Scientists at Yucca Mountain plan to investigate the layer of volcanic tuff sandwiched between the potential repository area and the water table beneath the dump site.
All investigators have today are computer models, said Russ Patterson, technical lead for hydrology and process models on the Yucca Mountain Project.
"The knowledge acquired from these tests will help verify computer models used by scientists to better understand the flow and transport of water in rock beneath the potential repository," Patterson said.
In the next 18 months two parts of the test in Busted Butte will take place. Scientists will inject non-radioactive tracers to mimic transport of radioactive particles through the rock.
Then the DOE will draw 3-dimensional maps from the paths the tracers take within Busted Butte, Patterson explained.
Scientists are trying to find out if the Calico Hills formation acts as a natural barrier to radioactive particles migrating down through the unsaturated zone. If true, this would slow the rate of any potential radioactive releases escaping a future repository.

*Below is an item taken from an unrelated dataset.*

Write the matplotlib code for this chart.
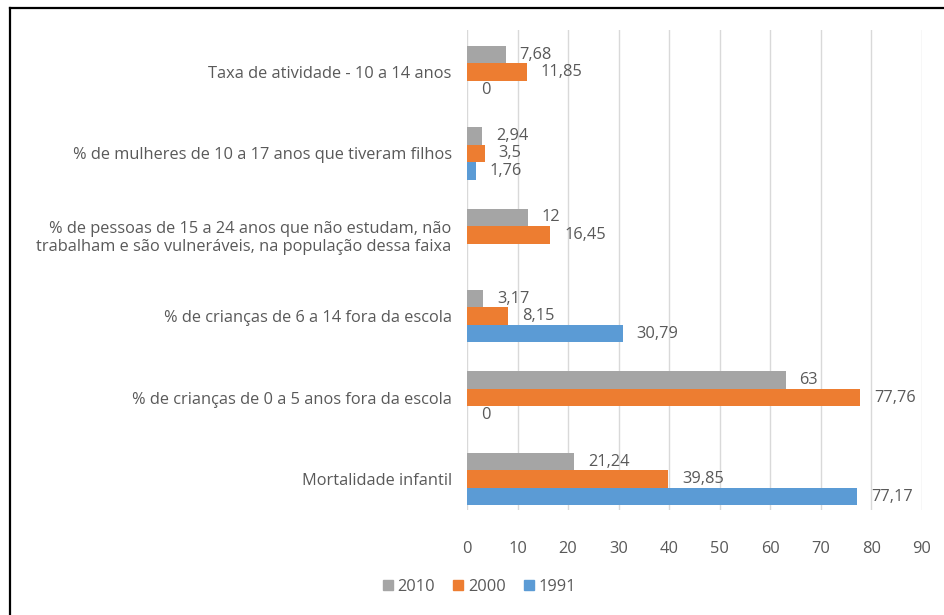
import numpy as np
import matplotlib
matplotlib.use("Agg")
import matplotlib.pyplot as plt
from matplotlib.lines import Line2D

plt.rcParams['font.family'] = ['Open Sans', 'DejaVu Sans']

categories = [
    "Mortalidade infantil",
    "% de crianças de 0 a 5 anos fora da escola",
    "% de crianças de 6 a 14 fora da escola",
    "% de pessoas de 15 a 24 anos que não estudam, não\ntrabalham e são vulneráveis, na população dessa faixa",
    "% de mulheres de 10 a 17 anos que tiveram filhos",
    "Taxa de atividade - 10 a 14 anos",
]
years = ["2010", "2000", "1991"]
values_2010 = [21.24, 63, 3.17, 12, 2.94, 7.68]
values_2000 = [39.85, 77.76, 8.15, 16.45, 3.5, 11.85]
values_1991 = [77.17, 0, 30.79, None, 1.76, 0]
colors = ["#a5a5a5", "#ed7d31", "#5b9bd5"]

text_color = "#595959"
fs = 11.8

fig = plt.figure(figsize=(9.44, 6.15), dpi=100)
ax = fig.add_axes([467 / 944, 1 - 510 / 615, 455 / 944, 480 / 615])

y = np.arange(len(categories))
bar_h = 0.215
offsets = [bar_h, 0, -bar_h]
series = [values_2010, values_2000, values_1991]

for vals, off, col, name in zip(series, offsets, colors, years):
    for yi, v in zip(y, vals):
        if v is None:
            continue
        ax.barh(yi + off, v, height=bar_h, color=col, zorder=3)
        txt = "{0:g}".format(v).replace(".", ",")
        ax.annotate(txt, (v, yi + off), xytext=(10, 0),
                    textcoords="offset points", va="center", ha="left",
                    fontsize=fs, color=text_color)

ax.set_xlim(0, 90)
ax.set_ylim(-0.38, 5.516)
ax.set_xticks(np.arange(0, 91, 10))
ax.set_yticks(y)
ax.set_yticklabels(categories, fontsize=fs, color=text_color)
ax.tick_params(axis="both", length=0, labelsize=fs, labelcolor=text_color)
ax.tick_params(axis="y", pad=11)
ax.tick_params(axis="x", pad=22)
ax.xaxis.grid(True, color="#d9d9d9", linewidth=1, zorder=0)
for side in ["top", "right", "bottom", "left"]:
    ax.spines[side].set_visible(False)

handles = [plt.Rectangle((0, 0), 1, 1, color=c) for c in colors]
fig.legend(handles, years, loc="center", bbox_to_anchor=(0.508, 1 - 587 / 615),
           ncol=3, frameon=False, fontsize=fs, labelcolor=text_color,
           handlelength=0.6, handleheight=0.6, handletextpad=0.3,
           columnspacing=1.1)

# outer frame lines
fig.add_artist(Line2D([9.5 / 944, 1], [1 - 7.5 / 615] * 2, color="black",
                      linewidth=1.6, transform=fig.transFigure))
fig.add_artist(Line2D([9.5 / 944] * 2, [0, 1 - 7.5 / 615], color="black",
                      linewidth=1.6, transform=fig.transFigure))

fig.savefig("out.png", dpi=100)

Authors Luther Carter and Thomas Pigford, a University of California, Berkeley nuclear engineer, said in an article published this week in the Bulletin of Atomic Scientists that much more radiation will escape from Yucca Mountain than current estimates predict. Disintegrating waste containers will allow the radiation to escape from the mountain into more than a 40-mile area.
The DOE's Busted Butte tests will put small-scale laboratory experiments on this issue to the test.
Rock slabs dug from Busted Butte will show where tracers go as they flow through the rock.